Northwood University Announces the Charles M. Bauervic Essay Contest Finalists
On Wednesday, March 19, Northwood University and the Charles M. Bauervic Foundation announced the winners of the annual Fall Term Essay Contest on Northwood’s campus to continue its focus on “honoring a lifelong commitment to encouraging private enterprise for the public good through education, dedication and advocacy.” The Bauervic Award seeks to honor Charles Bauervic’s work and philosophy by encouraging free enterprise for the public good. Each year students are asked to write an essay on a pre-selected topic concerning free enterprise. They are then judged and prizes are awarded at an afternoon reception.
This year’s topic was “What differences in state fiscal and regulatory policy explain why some states in the U.S. do better than others in terms of employment, business investment and standards of living?” Academic Dean Lance Lewis and Economics Department Chair Dale Matcheck honored the winning students by presenting each with a certificate and a check.
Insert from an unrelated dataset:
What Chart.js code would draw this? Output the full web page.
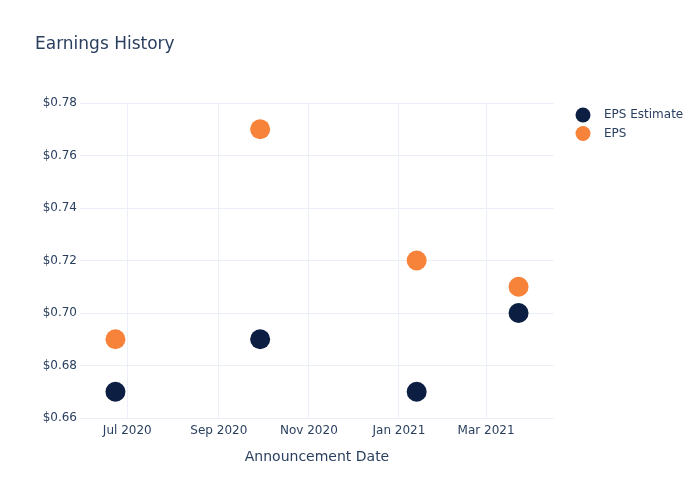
<!DOCTYPE html>
<html>
<head>
<meta charset="utf-8">
<script src="https://cdn.jsdelivr.net/npm/chart.js@4"></script>
<style>
  html, body { margin: 0; padding: 0; background: #fff; }
  #wrap { width: 700px; height: 500px; }
</style>
</head>
<body>
<div id="wrap"><canvas id="chart" width="700" height="500"></canvas></div>
<script>
// data
const announceDates = ['2020-06-23', '2020-09-29', '2021-01-13', '2021-03-23'];
const epsEstimate = [0.67, 0.69, 0.67, 0.70];
const epsActual = [0.69, 0.77, 0.72, 0.71];
const xTickDates = ['2020-07-01', '2020-09-01', '2020-11-01', '2021-01-01', '2021-03-01'];
const xRange = ['2020-05-30', '2021-04-16'];
const yTicks = [0.66, 0.68, 0.70, 0.72, 0.74, 0.76, 0.78];

const MONTHS = ['Jan', 'Feb', 'Mar', 'Apr', 'May', 'Jun', 'Jul', 'Aug', 'Sep', 'Oct', 'Nov', 'Dec'];
const TEXT = '#2a3f5f';
const GRID = '#ebf0f8';
const FONT = '"DejaVu Sans", "Open Sans", sans-serif';

function toPoints(dates, vals) {
  return dates.map((d, i) => ({ x: Date.parse(d), y: vals[i] }));
}

// title + legend drawn by hand so they sit where plotly put them
const decor = {
  id: 'decor',
  afterDraw(chart) {
    const ctx = chart.ctx;
    ctx.save();
    ctx.fillStyle = TEXT;
    ctx.textBaseline = 'middle';
    ctx.textAlign = 'left';
    ctx.font = '17px ' + FONT;
    ctx.fillText('Earnings History', 35, 45);

    ctx.font = '12px ' + FONT;
    chart.data.datasets.forEach((ds, i) => {
      const y = 115 + i * 18.5;
      ctx.beginPath();
      ctx.arc(583, y, 7.5, 0, Math.PI * 2);
      ctx.fillStyle = ds.backgroundColor;
      ctx.fill();
      ctx.fillStyle = TEXT;
      ctx.fillText(ds.label, 604, y);
    });
    ctx.restore();
  }
};

const config = {
  type: 'scatter',
  data: {
    datasets: [
      {
        label: 'EPS Estimate',
        data: toPoints(announceDates, epsEstimate),
        backgroundColor: '#0c1f43',
        borderWidth: 0,
        pointRadius: 10,
        pointHoverRadius: 10
      },
      {
        label: 'EPS',
        data: toPoints(announceDates, epsActual),
        backgroundColor: '#f7823a',
        borderWidth: 0,
        pointRadius: 10,
        pointHoverRadius: 10
      }
    ]
  },
  options: {
    responsive: false,
    animation: false,
    events: [],
    layout: { padding: { top: 103, right: 146, left: 0, bottom: 0 } },
    plugins: {
      legend: { display: false },
      title: { display: false },
      tooltip: { enabled: false }
    },
    scales: {
      x: {
        type: 'linear',
        min: Date.parse(xRange[0]),
        max: Date.parse(xRange[1]),
        afterBuildTicks(axis) {
          axis.ticks = xTickDates.map(d => ({ value: Date.parse(d) }));
        },
        afterFit(axis) { axis.height = 82; },
        border: { display: false },
        grid: { color: GRID, drawTicks: false },
        ticks: {
          padding: 6,
          color: TEXT,
          font: { family: FONT, size: 12 },
          maxRotation: 0,
          callback(v) {
            const d = new Date(v);
            return MONTHS[d.getUTCMonth()] + ' ' + d.getUTCFullYear();
          }
        },
        title: {
          display: true,
          text: 'Announcement Date',
          color: TEXT,
          font: { family: FONT, size: 14 },
          padding: { top: 0, bottom: 34 }
        }
      },
      y: {
        min: 0.66,
        max: 0.78,
        afterBuildTicks(axis) {
          axis.ticks = yTicks.map(v => ({ value: v }));
        },
        afterFit(axis) { axis.width = 80; },
        border: { display: false },
        grid: { color: GRID, drawTicks: false },
        ticks: {
          padding: 3,
          color: TEXT,
          font: { family: FONT, size: 12 },
          callback(v) { return '$' + v.toFixed(2); }
        }
      }
    }
  },
  plugins: [decor]
};

new Chart(document.getElementById('chart').getContext('2d'), config);
</script>
</body>
</html>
Judges for the contest this year were Professors Cliff Harris and John Grether and Dr. Timothy Nash, vice president for strategic and corporate alliances and the Fry endowed professor in free market economics. The finalists were honored at a reception in the Sloan Alumni Lounge where they were joined by Kristin Stehouwer, executive vice president, chief operating officer and chief academic officer, and Brian Parr, Northwood liaison to the Bauervic Foundation. The Bauervic essay contest is annually coordinated by the Northwood Strosacker Library.
Adam Zanetti, a senior majoring in economics and the son of Robert and Janice Zanetti of Lansing, took first place. The title of his essay is “State Fiscal and Regulatory Policy: A Performance Comparison.”
Nicholas Vetrano, a senior majoring in finance and economics and the son of Jim and Shelley Vetrano of Buffalo, MN, earned second place. His essay is titled “The Differences in State Fiscal and Regulatory Policies.”
Harry Flotemersch, a junior majoring in economics and the son of Harry and Debra Flotemersch of Goodrich, earned third place. The title of his essay is “The Harbinger of Prosperity.”